Actually, the problem is that we are only instructed to believe and accept, keeping our mouths and minds shut. We are not taught to think the right way. We are not taught to question everything. We are not taught to analyze, evaluate and assess things critically, with an inquisitive mind.
Indeed, we are told what is right and what is wrong but we are never told what is right is right and why what is wrong is wrong, thus hindering the intellectual progress of a child.
During our initial years our parents are our role models and our mentors also. If they begin to fall prey to the indoctrination, promoting superstitions and rituals as something taught by the religions to follow blindly.
“No such thing as a bad student, only bad teacher.”
—The Karate Kid
The world had been believing in the flatness of the earth when someone came and proved that the earth is actually round.
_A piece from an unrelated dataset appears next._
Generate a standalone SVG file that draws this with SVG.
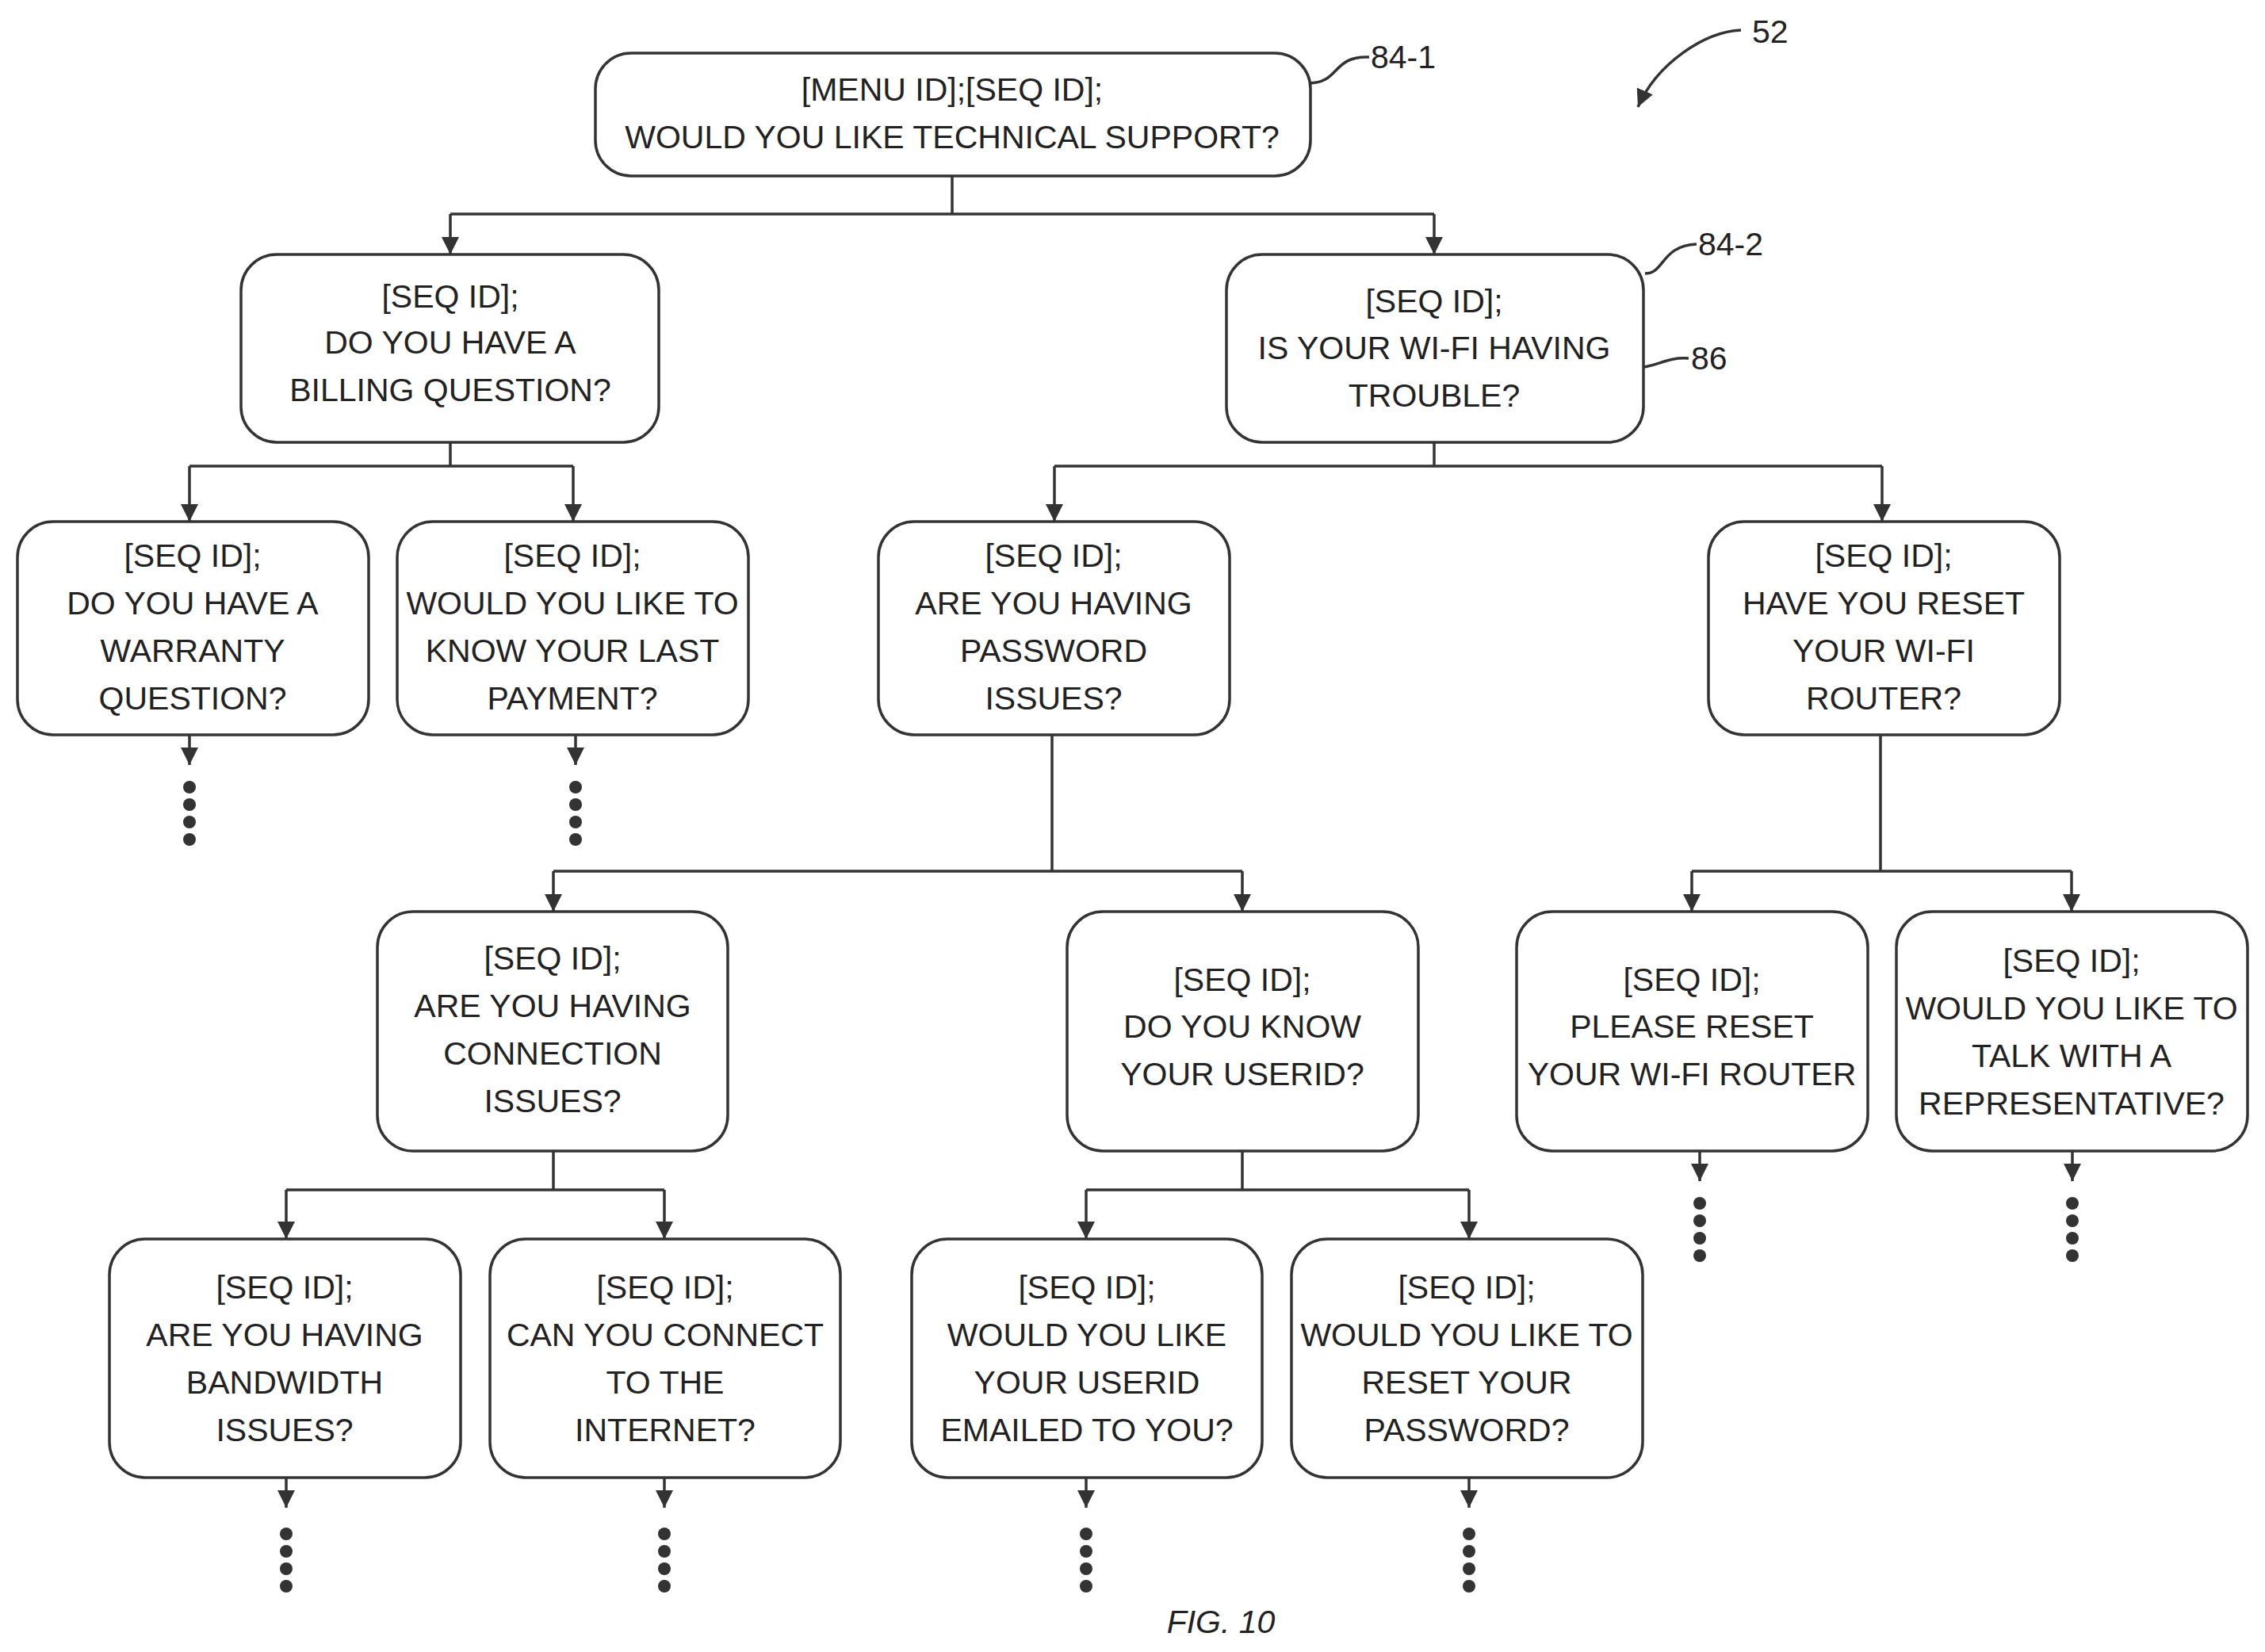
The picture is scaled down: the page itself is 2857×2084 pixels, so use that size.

Only single person proved the entire world wrong, breaking the shackles religious beliefs.
You know what makes him different from the world is the fact that he could think — something that makes humans different from animals.
“I think, therefore I am.”
—Rene Descartes
So I encourage my reader to think. Question your beliefs. Don’t just believe anything anyone tells you. When you don’t know something accept that you don’t know it saying “ I don’t know right now but I will surely know sooner or later.” and then begin your search for the truth.
The awareness of the beauty of not knowing leads one to an appreciation of knowledge. The one not knowing has the potential to know anything.
Always ask questions. Ask the opinionated dogmatic people advising you to follow anything blindly, Do they themselves have their actions in harmony with their words?
Often the people visiting the place of worship can see gods in it but can’t see the beggar sitting outside it. The ones lacking humanity are generally seen preaching divinity.
Now what do you think of the question the interviewer asked her interviewee?
Now I ask you the same question If you, my dear, could define the whole society in a single word, what would it be?
The line following has been copied verbatim from the article ‘51 A (h)’ of the constitution of India. It is a fundamental duty of the people of secular India.
“To develop the scientific temper, humanism, and spirit of inquiry and reform.”